• **STATED TASK**
Without including the pictures, copy out every line below.

== DATASET EXTRACT

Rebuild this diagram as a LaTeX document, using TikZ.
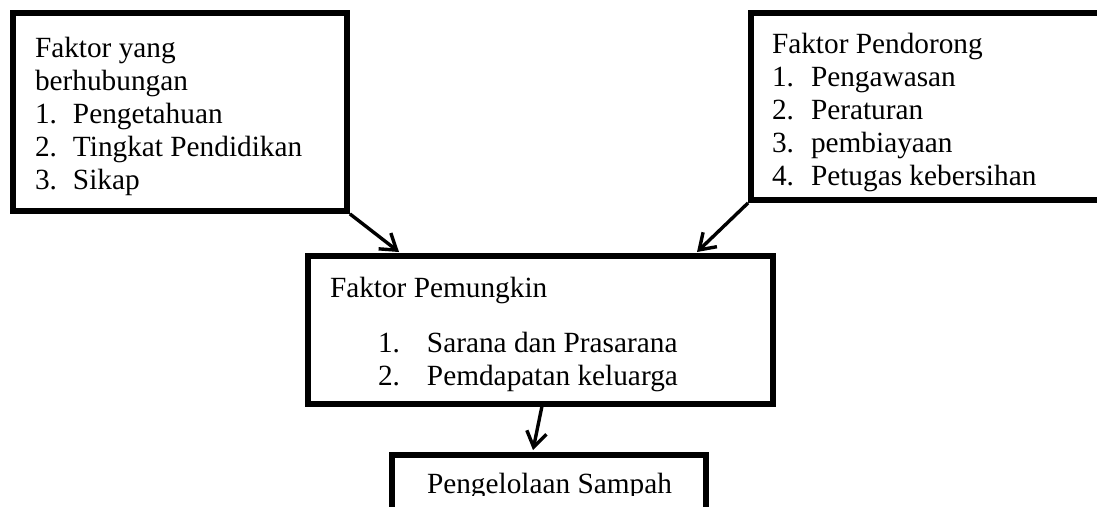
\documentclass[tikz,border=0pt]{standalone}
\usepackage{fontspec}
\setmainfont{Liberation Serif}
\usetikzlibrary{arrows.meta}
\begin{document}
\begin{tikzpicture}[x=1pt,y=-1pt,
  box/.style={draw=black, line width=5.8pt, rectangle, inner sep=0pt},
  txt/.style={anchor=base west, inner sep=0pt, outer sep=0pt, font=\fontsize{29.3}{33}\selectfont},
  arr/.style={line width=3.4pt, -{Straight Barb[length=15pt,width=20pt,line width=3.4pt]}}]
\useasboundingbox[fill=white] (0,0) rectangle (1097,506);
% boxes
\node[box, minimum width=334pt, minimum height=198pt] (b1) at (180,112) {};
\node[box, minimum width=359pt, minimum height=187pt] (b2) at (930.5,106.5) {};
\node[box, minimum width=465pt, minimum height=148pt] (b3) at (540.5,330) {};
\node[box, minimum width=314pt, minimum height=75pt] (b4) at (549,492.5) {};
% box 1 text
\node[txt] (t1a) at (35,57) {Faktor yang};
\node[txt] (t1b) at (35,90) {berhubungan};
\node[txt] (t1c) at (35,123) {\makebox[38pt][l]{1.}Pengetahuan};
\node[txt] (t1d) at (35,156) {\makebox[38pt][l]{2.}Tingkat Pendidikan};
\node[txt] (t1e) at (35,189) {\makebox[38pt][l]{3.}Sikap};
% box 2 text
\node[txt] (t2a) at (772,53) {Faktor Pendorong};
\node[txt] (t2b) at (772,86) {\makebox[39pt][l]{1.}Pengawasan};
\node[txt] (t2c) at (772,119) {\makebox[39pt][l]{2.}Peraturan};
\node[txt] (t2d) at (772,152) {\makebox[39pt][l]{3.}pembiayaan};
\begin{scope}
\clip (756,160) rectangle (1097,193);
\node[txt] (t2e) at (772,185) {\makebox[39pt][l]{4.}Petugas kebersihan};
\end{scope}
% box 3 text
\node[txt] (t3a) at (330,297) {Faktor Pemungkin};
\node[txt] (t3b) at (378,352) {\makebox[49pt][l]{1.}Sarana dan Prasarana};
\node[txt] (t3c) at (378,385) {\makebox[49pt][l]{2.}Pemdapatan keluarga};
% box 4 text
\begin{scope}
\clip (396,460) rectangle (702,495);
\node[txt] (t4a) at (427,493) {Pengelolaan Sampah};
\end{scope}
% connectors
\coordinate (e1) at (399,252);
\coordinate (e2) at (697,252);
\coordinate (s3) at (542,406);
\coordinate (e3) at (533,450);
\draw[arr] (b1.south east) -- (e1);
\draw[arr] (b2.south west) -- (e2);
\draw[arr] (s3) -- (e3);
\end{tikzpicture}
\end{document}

====

• **OUTPUT OF THE TASK**
Rebuild this diagram as a LaTeX document, using TikZ.
\documentclass[tikz,border=0pt]{standalone}
\usepackage{fontspec}
\setmainfont{Liberation Serif}
\usetikzlibrary{arrows.meta}
\begin{document}
\begin{tikzpicture}[x=1pt,y=-1pt,
  box/.style={draw=black, line width=5.8pt, rectangle, inner sep=0pt},
  txt/.style={anchor=base west, inner sep=0pt, outer sep=0pt, font=\fontsize{29.3}{33}\selectfont},
  arr/.style={line width=3.4pt, -{Straight Barb[length=15pt,width=20pt,line width=3.4pt]}}]
\useasboundingbox[fill=white] (0,0) rectangle (1097,506);
% boxes
\node[box, minimum width=334pt, minimum height=198pt] (b1) at (180,112) {};
\node[box, minimum width=359pt, minimum height=187pt] (b2) at (930.5,106.5) {};
\node[box, minimum width=465pt, minimum height=148pt] (b3) at (540.5,330) {};
\node[box, minimum width=314pt, minimum height=75pt] (b4) at (549,492.5) {};
% box 1 text
\node[txt] (t1a) at (35,57) {Faktor yang};
\node[txt] (t1b) at (35,90) {berhubungan};
\node[txt] (t1c) at (35,123) {\makebox[38pt][l]{1.}Pengetahuan};
\node[txt] (t1d) at (35,156) {\makebox[38pt][l]{2.}Tingkat Pendidikan};
\node[txt] (t1e) at (35,189) {\makebox[38pt][l]{3.}Sikap};
% box 2 text
\node[txt] (t2a) at (772,53) {Faktor Pendorong};
\node[txt] (t2b) at (772,86) {\makebox[39pt][l]{1.}Pengawasan};
\node[txt] (t2c) at (772,119) {\makebox[39pt][l]{2.}Peraturan};
\node[txt] (t2d) at (772,152) {\makebox[39pt][l]{3.}pembiayaan};
\begin{scope}
\clip (756,160) rectangle (1097,193);
\node[txt] (t2e) at (772,185) {\makebox[39pt][l]{4.}Petugas kebersihan};
\end{scope}
% box 3 text
\node[txt] (t3a) at (330,297) {Faktor Pemungkin};
\node[txt] (t3b) at (378,352) {\makebox[49pt][l]{1.}Sarana dan Prasarana};
\node[txt] (t3c) at (378,385) {\makebox[49pt][l]{2.}Pemdapatan keluarga};
% box 4 text
\begin{scope}
\clip (396,460) rectangle (702,495);
\node[txt] (t4a) at (427,493) {Pengelolaan Sampah};
\end{scope}
% connectors
\coordinate (e1) at (399,252);
\coordinate (e2) at (697,252);
\coordinate (s3) at (542,406);
\coordinate (e3) at (533,450);
\draw[arr] (b1.south east) -- (e1);
\draw[arr] (b2.south west) -- (e2);
\draw[arr] (s3) -- (e3);
\end{tikzpicture}
\end{document}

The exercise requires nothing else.